AS YOU LIKE IT

The opening of director Karen Carpenter’s vivacious and varied As You Like It at the Old Globe calls to mind a melancholy Shakespeare sonnet. “That time of year thou mayest in me behold” it begins, rounding to the stark image of old age as desolate trees in winter “bare ruined choirs where late the sweet birds sang”. Carpenter’s staging of this great, glittering comedy is the best work she’s done, superior in casting pacing, comic timing, and insight….diverse yet unified…
Gorgeously detailed Victorian costumes – from the opulence of the women’s court dresses, to Touchstones brilliantly appliquéd clown suit, to the rough wools and hides of the forest men -- create a confident visual coherence we Americans still associate with the Royal Shakespeare Company or London’s Globe or the National Theatre of Great Britain. Many other strengths distinguish this As You Like It. Carpenter and company give the beautiful set pieces in the play their full due.

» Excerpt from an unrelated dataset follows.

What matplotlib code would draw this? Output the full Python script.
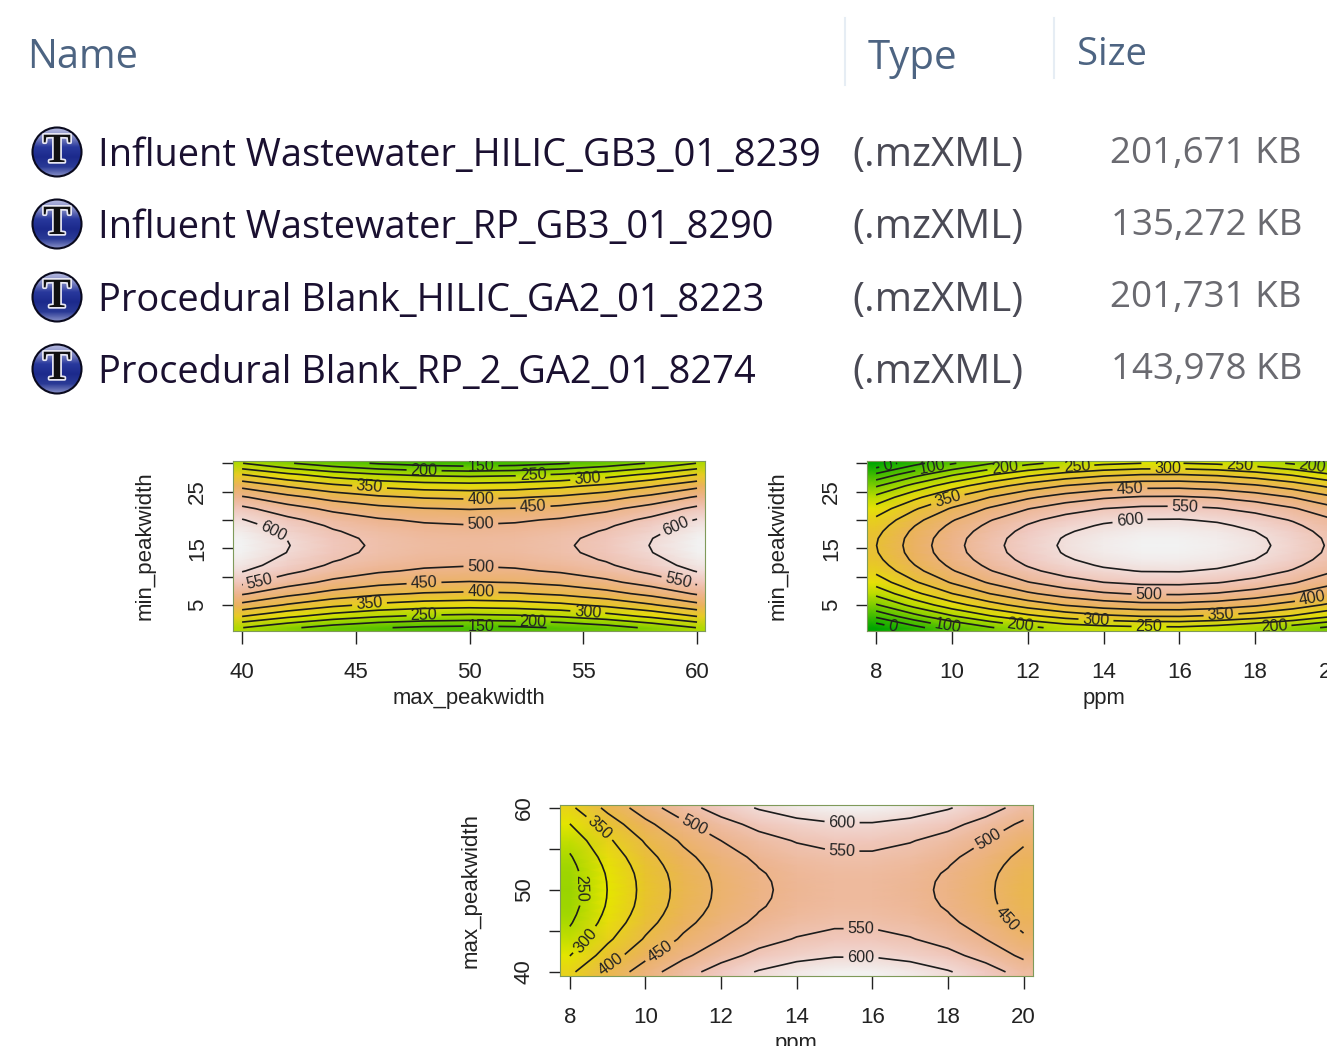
import matplotlib
matplotlib.use('Agg')
import matplotlib.pyplot as plt
import matplotlib.patheffects as pe
from matplotlib.colors import LinearSegmentedColormap
from matplotlib.patches import Circle
import numpy as np

W, H = 1327, 1046

# file table at the top
file_names = ['Influent Wastewater_HILIC_GB3_01_8239', 'Influent Wastewater_RP_GB3_01_8290',
              'Procedural Blank_HILIC_GA2_01_8223', 'Procedural Blank_RP_2_GA2_01_8274']
file_types = ['(.mzXML)', '(.mzXML)', '(.mzXML)', '(.mzXML)']
file_sizes = ['201,671 KB', '135,272 KB', '201,731 KB', '143,978 KB']

# response surfaces
min_pw = [1, 3, 5, 7, 9, 11, 12, 13, 14.25, 15.5, 16.75, 18, 19, 20, 22, 24, 26, 28, 30]
max_pw_a = [40, 42, 44, 46, 48, 50, 52, 54, 56, 58, 60]
ppm = [8, 9, 10, 11, 12, 13, 14, 15, 16, 17, 18, 19, 20]
max_pw_b = [40, 42, 44, 46, 47, 48, 49, 50, 51, 52, 53, 54, 56, 58, 60]

z_min_max = [
    [251, 210, 177, 154, 141, 136, 141, 154, 177, 210, 251],
    [351, 310, 277, 254, 241, 236, 241, 254, 277, 310, 351],
    [436, 395, 362, 339, 326, 321, 326, 339, 362, 395, 436],
    [506, 465, 432, 409, 396, 391, 396, 409, 432, 465, 506],
    [562, 521, 488, 465, 452, 447, 452, 465, 488, 521, 562],
    [603, 562, 529, 506, 493, 488, 493, 506, 529, 562, 603],
    [617, 579, 543, 520, 507, 502, 507, 520, 543, 579, 617],
    [628, 587, 554, 531, 518, 513, 518, 531, 554, 587, 628],
    [637, 599, 563, 540, 527, 522, 527, 540, 563, 599, 637],
    [640, 602, 566, 543, 530, 525, 530, 543, 566, 602, 640],
    [637, 599, 563, 540, 527, 522, 527, 540, 563, 599, 637],
    [628, 587, 554, 531, 518, 513, 518, 531, 554, 587, 628],
    [617, 579, 543, 520, 507, 502, 507, 520, 543, 579, 617],
    [603, 562, 529, 506, 493, 488, 493, 506, 529, 562, 603],
    [562, 521, 488, 465, 452, 447, 452, 465, 488, 521, 562],
    [506, 465, 432, 409, 396, 391, 396, 409, 432, 465, 506],
    [436, 395, 362, 339, 326, 321, 326, 339, 362, 395, 436],
    [351, 310, 277, 254, 241, 236, 241, 254, 277, 310, 351],
    [251, 205, 170, 145, 128, 120, 128, 145, 170, 205, 251],
]
z_min_ppm = [
    [-40, 32, 94, 145, 187, 218, 232, 240, 242, 228, 203, 175, 140],
    [60, 132, 194, 245, 287, 318, 339, 350, 351, 342, 323, 294, 254],
    [145, 217, 279, 330, 372, 403, 424, 435, 436, 427, 408, 379, 339],
    [215, 287, 349, 400, 442, 473, 494, 505, 506, 497, 478, 449, 409],
    [271, 343, 405, 456, 498, 529, 550, 561, 562, 553, 534, 505, 465],
    [312, 384, 446, 497, 539, 570, 591, 602, 603, 594, 575, 546, 506],
    [326, 398, 460, 511, 553, 584, 605, 616, 617, 608, 589, 560, 520],
    [337, 409, 471, 522, 564, 595, 616, 627, 628, 619, 600, 571, 531],
    [346, 418, 480, 531, 573, 604, 625, 636, 637, 628, 609, 580, 540],
    [349, 421, 483, 534, 576, 607, 628, 639, 640, 631, 612, 583, 543],
    [346, 418, 480, 531, 573, 604, 625, 636, 637, 628, 609, 580, 540],
    [337, 409, 471, 522, 564, 595, 616, 627, 628, 619, 600, 571, 531],
    [326, 398, 460, 511, 553, 584, 605, 616, 617, 608, 589, 560, 520],
    [312, 384, 446, 497, 539, 570, 591, 602, 603, 594, 575, 546, 506],
    [271, 343, 405, 456, 498, 529, 550, 561, 562, 553, 534, 505, 465],
    [215, 287, 349, 400, 442, 473, 494, 505, 506, 497, 478, 449, 409],
    [145, 217, 279, 330, 372, 403, 424, 435, 436, 427, 408, 379, 339],
    [60, 132, 194, 245, 287, 318, 339, 350, 351, 342, 323, 294, 254],
    [-40, 32, 94, 145, 187, 218, 239, 250, 251, 242, 223, 194, 154],
]
z_max_ppm = [
    [339, 413, 477, 530, 572, 604, 625, 636, 636, 625, 604, 572, 530],
    [299, 373, 437, 490, 532, 564, 585, 596, 596, 585, 564, 532, 490],
    [267, 341, 405, 458, 500, 532, 553, 564, 564, 553, 532, 500, 458],
    [245, 319, 383, 436, 478, 510, 531, 542, 542, 531, 510, 478, 436],
    [237, 311, 375, 428, 470, 502, 523, 534, 534, 523, 502, 470, 428],
    [231, 305, 369, 422, 464, 496, 517, 528, 528, 517, 496, 464, 422],
    [228, 302, 366, 419, 461, 493, 514, 525, 525, 514, 493, 461, 419],
    [227, 301, 365, 418, 460, 492, 513, 524, 524, 513, 492, 460, 418],
    [228, 302, 366, 419, 461, 493, 514, 525, 525, 514, 493, 461, 419],
    [231, 305, 369, 422, 464, 496, 517, 528, 528, 517, 496, 464, 422],
    [237, 311, 375, 428, 470, 502, 523, 534, 534, 523, 502, 470, 428],
    [245, 319, 383, 436, 478, 510, 531, 542, 542, 531, 510, 478, 436],
    [267, 341, 405, 458, 500, 532, 553, 564, 564, 553, 532, 500, 458],
    [299, 373, 437, 490, 532, 564, 585, 596, 596, 585, 564, 532, 490],
    [339, 413, 477, 530, 572, 604, 625, 636, 636, 625, 604, 572, 530],
]
contour_levels = [0, 50, 100, 150, 200, 250, 300, 350, 400, 450, 500, 550, 600]

# where the contour labels sit
spots_min_max = [(50.5, 29.3), (48, 28.6), (52.8, 27.4), (55.2, 26.9), (45.6, 25.6), (50.5, 23.3),
                 (52.8, 21.75), (50.5, 18.8), (41.3, 17.5), (59.25, 17.5), (40.8, 8.9), (59.2, 9.6),
                 (50.5, 12), (48, 8.7), (50.5, 7.3), (45.6, 5.2), (55.2, 3.9), (48, 3), (52.8, 2.4),
                 (50.5, 1.3)]
spots_min_ppm = [(8.3, 29.7), (9.5, 28.8), (11.4, 29), (13.3, 29.3), (15.7, 29), (17.6, 29.3),
                 (19.5, 29), (9.9, 23.5), (14.7, 25.3), (16.15, 22.3), (14.7, 19.8), (15.2, 6.6),
                 (19.5, 6.4), (17.1, 3.2), (13.8, 2.2), (15.2, 1.2), (18.5, 1.05), (11.8, 1.2),
                 (9.9, 1.3), (8.45, 1.5)]
spots_max_ppm = [(15.2, 58.3), (15.2, 55.1), (15.7, 41.7), (15.7, 45), (11.3, 57.9), (8.8, 57.6),
                 (8.3, 50.2), (8.4, 43.9), (9.06, 41), (10.35, 42.7), (19.06, 56.3), (19.5, 46.2)]

# terrain.colors(10) from R
terrain = LinearSegmentedColormap.from_list('terrain_r', [
    '#00A600', '#2DB600', '#63C600', '#A0D600', '#E6E600',
    '#E8C32E', '#EBB25E', '#EDB48E', '#F0C9C0', '#F2F2F2'])

plt.rcParams['font.family'] = ['Liberation Sans', 'DejaVu Sans']
fig = plt.figure(figsize=(W / 100, H / 100), dpi=100)
fig.patch.set_facecolor('white')


def panel(box, x, y, z, xlim, ylim, xticks, yticks, ylabels, xlabel, ylabel, spots, vmin, vmax):
    left, top, right, bottom = box
    ax = fig.add_axes([left / W, 1 - bottom / H, (right - left) / W, (bottom - top) / H])
    z = np.array(z, dtype=float)
    # image runs a little past the contours, so pad the grid for it
    xe = np.r_[xlim[0], x, xlim[1]]
    ye = np.r_[ylim[0], y, ylim[1]]
    ax.pcolormesh(xe, ye, np.pad(z, 1, mode='edge'), shading='gouraud', cmap=terrain, vmin=vmin, vmax=vmax)
    cs = ax.contour(x, y, z, levels=contour_levels, colors='#1c1c1c', linewidths=1.2)
    ax.clabel(cs, manual=spots, inline=True, inline_spacing=4, fmt='%d', fontsize=11.6, colors='#222222')
    ax.set_xlim(xlim)
    ax.set_ylim(ylim)
    ax.set_xticks(xticks)
    ax.set_yticks(yticks)
    ax.set_yticklabels(ylabels, rotation=90, va='center')
    ax.tick_params(axis='x', length=9.4, width=1, pad=13, labelsize=16, color='#222222', labelcolor='#222222')
    ax.tick_params(axis='y', length=8, width=1, pad=10, labelsize=16, color='#222222', labelcolor='#222222')
    ax.set_xlabel(xlabel, fontsize=15.8, color='#222222')
    ax.set_ylabel(ylabel, fontsize=16, color='#222222')
    ax.xaxis.set_label_coords(0.5, -0.335)
    ax.yaxis.set_label_coords(-0.165, 0.5)
    for s in ax.spines.values():
        s.set_color('#7f9a5a')
        s.set_linewidth(0.8)
    return ax


panel((233, 461, 705, 631), max_pw_a, min_pw, z_min_max, (39.6, 60.35), (0.41, 30.4),
      [40, 45, 50, 55, 60], [5, 10, 15, 20, 25, 30], ['5', '', '15', '', '25', ''],
      'max_peakwidth', 'min_peakwidth', spots_min_max, 30, 640)
panel((867, 461, 1340, 631), ppm, min_pw, z_min_ppm, (7.76, 20.24), (0.41, 30.4),
      [8, 10, 12, 14, 16, 18, 20], [5, 10, 15, 20, 25, 30], ['5', '', '15', '', '25', ''],
      'ppm', 'min_peakwidth', spots_min_ppm, -40, 640)
panel((560, 805, 1033, 976), ppm, max_pw_b, z_max_ppm, (7.74, 20.25), (39.5, 60.35),
      [8, 10, 12, 14, 16, 18, 20], [40, 45, 50, 55, 60], ['40', '', '50', '', '60'],
      'ppm', 'max_peakwidth', spots_max_ppm, 30, 640)

# overlay in pixel coordinates for the screenshot part
ov = fig.add_axes([0, 0, 1, 1], facecolor='none')
ov.set_xlim(0, W)
ov.set_ylim(H, 0)
ov.axis('off')

header = '#4d6482'
ov.text(27, 58, 'Name', fontsize=28.5, color=header, family='Open Sans', va='center')
ov.text(868, 59, 'Type', fontsize=29, color=header, family='Open Sans', va='center')
ov.text(1077, 55, 'Size', fontsize=27.5, color=header, family='Open Sans', va='center')
ov.plot([845, 845], [18, 85], color='#e6edf4', lw=1.5)
ov.plot([1054, 1054], [18, 78], color='#e6edf4', lw=1.5)

ball = LinearSegmentedColormap.from_list('ball', ['#b9bde2', '#8088c4', '#28389c', '#1c2a8c', '#2a3a96', '#8a92c8'])
name_y = [156, 228, 301, 373]
size_y = [154, 226, 298, 370]
icon_y = [152, 224, 297, 369]
for name, kind, size, yn, ys, yi in zip(file_names, file_types, file_sizes, name_y, size_y, icon_y):
    c = Circle((57, yi), 24.5, facecolor='none', edgecolor='#0a0a1e', lw=1.5, zorder=3)
    ov.add_patch(c)
    im = ov.imshow(np.linspace(0, 1, 50).reshape(-1, 1), cmap=ball, aspect='auto',
                   extent=(32, 82, yi + 25, yi - 25), zorder=2)
    im.set_clip_path(c)
    ov.text(57, yi, 'T', fontsize=30, family='Liberation Serif', weight='bold', color='#101010',
            ha='center', va='center', zorder=4,
            path_effects=[pe.withStroke(linewidth=2.5, foreground='#e8e8f4')])
    ov.text(98, yn, name, fontsize=27.4, color='#1a1030', family='Open Sans', va='center')
    ov.text(852, yn, kind, fontsize=29, color='#4a4a55', family='Open Sans', va='center')
    ov.text(1302, ys, size, fontsize=26.5, color='#6a6a70', family='Open Sans', va='center', ha='right')
ov.set_xlim(0, W)
ov.set_ylim(H, 0)

fig.savefig('out.png', dpi=100)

- Anne Marie Welsh, San Diego Union-Tribune


Cleverly transported forward to England's Victorian era, "As You Like It" marks a charming return to the Old Globe this month. Led with a luminous performance by Katie MacNichol as Rosalind, director Karen Carpenter's well-conceived production is funny, lively, fast-moving, colorful and staged with a great eye for the visual. Carpenter moves the story forward into 19th century England, where sensational photographs capture the exploits of the handlebar-moustached Charles the Wrestler; Phebe the shepherdess is Mary from the 1830 nursery rhyme "Mary Had a Little Lamb" (complete with bleating wooden lambs); Touchstone becomes a clown from the 1880s-era Drury Lane circus; and the members of the umbrella-bearing court of Duke Frederick glide across the stage like animated figures from a George Seurat painting. But there's so much more to this production than just its feast for the eyes. Carpenter finds new insights in this oft-retold romantic comedy. The best of this summer's Shakespeare offerings, with ample comedy, continuous action and clear, crisp storytelling.

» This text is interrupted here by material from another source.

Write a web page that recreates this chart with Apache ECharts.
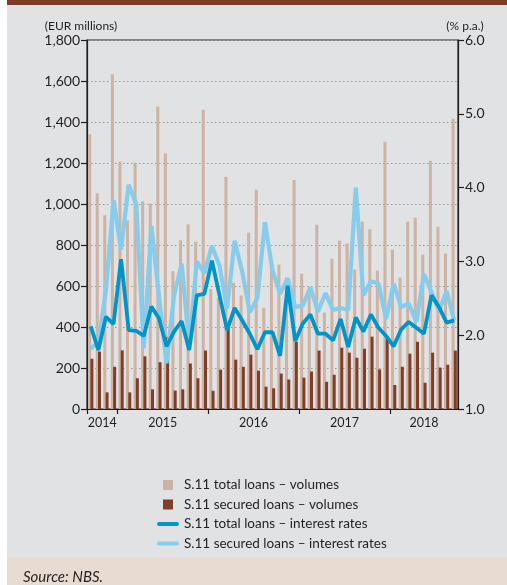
<!DOCTYPE html>
<html>
<head>
<meta charset="utf-8">
<title>S.11 loans – volumes and interest rates</title>
<script src="https://cdn.jsdelivr.net/npm/echarts@6/dist/echarts.min.js"></script>
<style>
  html, body { margin: 0; padding: 0; background: #fff; }
  #chart { width: 507px; height: 585px; }
</style>
</head>
<body>
<div id="chart"></div>
<script>
var months = [
  '2014-09', '2014-10', '2014-11', '2014-12',
  '2015-01', '2015-02', '2015-03', '2015-04', '2015-05', '2015-06', '2015-07', '2015-08', '2015-09', '2015-10', '2015-11', '2015-12',
  '2016-01', '2016-02', '2016-03', '2016-04', '2016-05', '2016-06', '2016-07', '2016-08', '2016-09', '2016-10', '2016-11', '2016-12',
  '2017-01', '2017-02', '2017-03', '2017-04', '2017-05', '2017-06', '2017-07', '2017-08', '2017-09', '2017-10', '2017-11', '2017-12',
  '2018-01', '2018-02', '2018-03', '2018-04', '2018-05', '2018-06', '2018-07', '2018-08', '2018-09'
];
// EUR millions
var totalVolumes = [1340, 1052, 945, 1633, 1206, 920, 1202, 1013, 1002, 1476, 1247, 672, 823, 901, 816, 1460,
  585, 543, 1133, 616, 553, 860, 1070, 494, 700, 704, 640, 1117, 660, 580, 899, 470, 733, 821, 807, 680,
  914, 876, 675, 1304, 777, 641, 914, 933, 753, 1211, 889, 758, 1416];
var securedVolumes = [245, 280, 81, 206, 286, 81, 150, 257, 96, 228, 352, 90, 96, 222, 150, 285,
  89, 192, 400, 241, 206, 265, 187, 109, 101, 173, 144, 328, 153, 183, 285, 133, 167, 299, 275, 250,
  294, 353, 193, 341, 117, 206, 270, 328, 128, 275, 202, 216, 285];
// % p.a.
var totalRates = [2.12, 1.80, 2.25, 2.15, 3.03, 2.07, 2.06, 1.99, 2.39, 2.23, 1.85, 2.05, 2.19, 1.80, 2.54, 2.56,
  3.01, 2.54, 2.07, 2.37, 2.20, 2.02, 1.81, 2.04, 2.04, 1.72, 2.67, 1.92, 2.16, 2.28, 2.02, 2.02, 1.93, 2.22, 1.84, 2.24,
  2.05, 2.28, 2.10, 1.99, 1.85, 2.08, 2.18, 2.10, 2.02, 2.54, 2.38, 2.17, 2.20];
var securedRates = [1.82, 1.90, 2.61, 3.83, 3.16, 4.04, 3.78, 1.82, 3.48, 2.54, 1.62, 2.54, 2.97, 1.85, 3.00, 2.84,
  3.21, 2.94, 2.36, 3.28, 2.86, 2.31, 2.50, 3.53, 2.88, 2.56, 2.77, 2.38, 2.40, 2.65, 2.32, 2.57, 2.34, 2.37, 2.34, 4.00,
  2.54, 2.73, 2.70, 2.22, 2.70, 2.38, 2.43, 2.18, 2.83, 2.58, 2.33, 2.60, 2.20];

var seriesNames = [
  'S.11 total loans – volumes',
  'S.11 secured loans – volumes',
  'S.11 total loans – interest rates',
  'S.11 secured loans – interest rates'
];

// year ticks at year boundaries, year labels in the middle of each year
var yearTicks = [], yearMids = [], yearNames = [];
var start = 0;
for (var i = 1; i <= months.length; i++) {
  if (i === months.length || months[i].slice(0, 4) !== months[start].slice(0, 4)) {
    yearTicks.push(start);
    yearMids.push((start + i) / 2);
    yearNames.push(months[start].slice(0, 4));
    start = i;
  }
}

var FONT = 'Lato, "Noto Sans", sans-serif';
var INK = '#231f20';
var cTan = '#cdb3a3', cBrown = '#7e3e28', cBlue = '#0094c8', cLight = '#87ccea';

var chart = echarts.init(document.getElementById('chart'), null, { renderer: 'canvas' });

var option = {
  backgroundColor: '#e1e2e4',
  animation: false,
  textStyle: { fontFamily: FONT, color: INK },
  graphic: [
    { type: 'rect', shape: { x: 0, y: 0, width: 7, height: 585 }, style: { fill: '#ffffff' } },
    { type: 'rect', shape: { x: 7, y: 0, width: 500, height: 5 }, style: { fill: '#7b3d26' } },
    { type: 'rect', shape: { x: 7, y: 557, width: 500, height: 28 }, style: { fill: '#e8dbd1' } },
    { type: 'text', x: 81, y: 26, style: { text: '(EUR millions)', font: '12px ' + FONT, fill: INK, textAlign: 'center', textVerticalAlign: 'middle' } },
    { type: 'text', x: 465, y: 26, style: { text: '(% p.a.)', font: '12px ' + FONT, fill: INK, textAlign: 'center', textVerticalAlign: 'middle' } },
    { type: 'text', x: 23, y: 577, style: { text: 'Source: NBS.', font: 'italic 15px ' + FONT, fill: INK, textAlign: 'left', textVerticalAlign: 'middle' } }
  ],
  grid: {
    left: 87, right: 49, top: 40, bottom: 176,
    show: true, borderColor: INK, borderWidth: 1.2, backgroundColor: 'transparent'
  },
  legend: {
    orient: 'vertical',
    left: 152, top: 473,
    itemWidth: 22, itemHeight: 10, itemGap: 5.5,
    textStyle: { fontFamily: FONT, fontSize: 13.5, color: INK },
    data: [
      { name: seriesNames[0], icon: 'path://M0,0H10V10H0Z', itemStyle: { color: cTan, borderWidth: 0 } },
      { name: seriesNames[1], icon: 'path://M0,0H10V10H0Z', itemStyle: { color: cBrown, borderWidth: 0 } },
      { name: seriesNames[2], icon: 'path://M2,0H20A2,2 0 0 1 20,4H2A2,2 0 0 1 2,0Z', itemStyle: { color: cBlue, borderWidth: 0 } },
      { name: seriesNames[3], icon: 'path://M2,0H20A2,2 0 0 1 20,4H2A2,2 0 0 1 2,0Z', itemStyle: { color: cLight, borderWidth: 0 } }
    ]
  },
  xAxis: [
    {
      type: 'category', data: months, show: false, boundaryGap: true
    },
    {
      type: 'value', min: 0, max: months.length, position: 'bottom',
      axisLine: { show: true, lineStyle: { color: INK, width: 1.2 } },
      axisTick: { show: true, length: 5, customValues: yearTicks, lineStyle: { color: INK, width: 1.2 } },
      axisLabel: {
        customValues: yearMids, margin: 7, fontSize: 12.5, color: INK, fontFamily: FONT,
        formatter: function (v) { return yearNames[yearMids.indexOf(v)]; }
      },
      splitLine: { show: false }
    }
  ],
  yAxis: [
    {
      type: 'value', min: 0, max: 1800, interval: 200, position: 'left',
      axisLine: { show: true, lineStyle: { color: INK, width: 1.2 } },
      axisTick: { show: true, length: 6, lineStyle: { color: INK, width: 1.2 } },
      axisLabel: {
        margin: 7, fontSize: 14, color: INK, fontFamily: FONT,
        formatter: function (v) { return v.toLocaleString('en-US'); }
      },
      splitLine: { show: true, lineStyle: { color: '#999999', width: 1, type: [1.5, 2.5] } }
    },
    {
      type: 'value', min: 1, max: 6, interval: 1, position: 'right',
      axisLine: { show: true, lineStyle: { color: INK, width: 1.2 } },
      axisTick: { show: true, length: 6, lineStyle: { color: INK, width: 1.2 } },
      axisLabel: {
        margin: 7, fontSize: 14, color: INK, fontFamily: FONT,
        formatter: function (v) { return v.toFixed(1); }
      },
      splitLine: { show: false }
    }
  ],
  series: [
    {
      name: seriesNames[0], type: 'bar', xAxisIndex: 0, yAxisIndex: 0,
      data: totalVolumes, barWidth: 3, barGap: '-25%',
      itemStyle: { color: cTan }
    },
    {
      name: seriesNames[1], type: 'bar', xAxisIndex: 0, yAxisIndex: 0,
      data: securedVolumes, barWidth: 3, barGap: '-25%',
      itemStyle: { color: cBrown }
    },
    {
      name: seriesNames[3], type: 'line', xAxisIndex: 0, yAxisIndex: 1,
      data: securedRates, showSymbol: false, symbol: 'none',
      lineStyle: { color: cLight, width: 4.2 }, itemStyle: { color: cLight }
    },
    {
      name: seriesNames[2], type: 'line', xAxisIndex: 0, yAxisIndex: 1,
      data: totalRates, showSymbol: false, symbol: 'none',
      lineStyle: { color: cBlue, width: 3.8 }, itemStyle: { color: cBlue }
    }
  ]
};

chart.setOption(option);
</script>
</body>
</html>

- Pam Kragen, North County Times


It's the summer of love at the Old Globe Theatre in Balboa Park. In Karen Carpenter's staging of "As You Like It," we get a vision of love as most people like it. Carpenter's staging emphasizes the gloom at the beginning of the play, in the troubled court of the usurping duke. Thunderclaps mark the transitions between the early scenes, and a procession of people carrying black umbrellas crosses the stage as if in the last act of "Our Town." The period, as reflected in the costumes and in the employment of the courtier Le Beau as a photographer, is Victorian. This helps suggest the ravages of urban industrialization. As soon as the play enters the countryside, it lightens up. It's winter, but the Duke's exiled followers are playfully throwing snowballs. The pastoral glow reaches its height in the second half, when a handful of little toy lambs lightly baa and serve as steeds for the characters. Touchstone’s original costume is frighteningly inhuman, but he sheds the extreme clown look as he becomes more of a man. Carpenter gives Celia extra dimension in the second half by giving her a deer dream that could be interpreted as vaguely sexual — as if to show that Celia, like her cousin, is thinking about sex, though her sexuality is deeply repressed.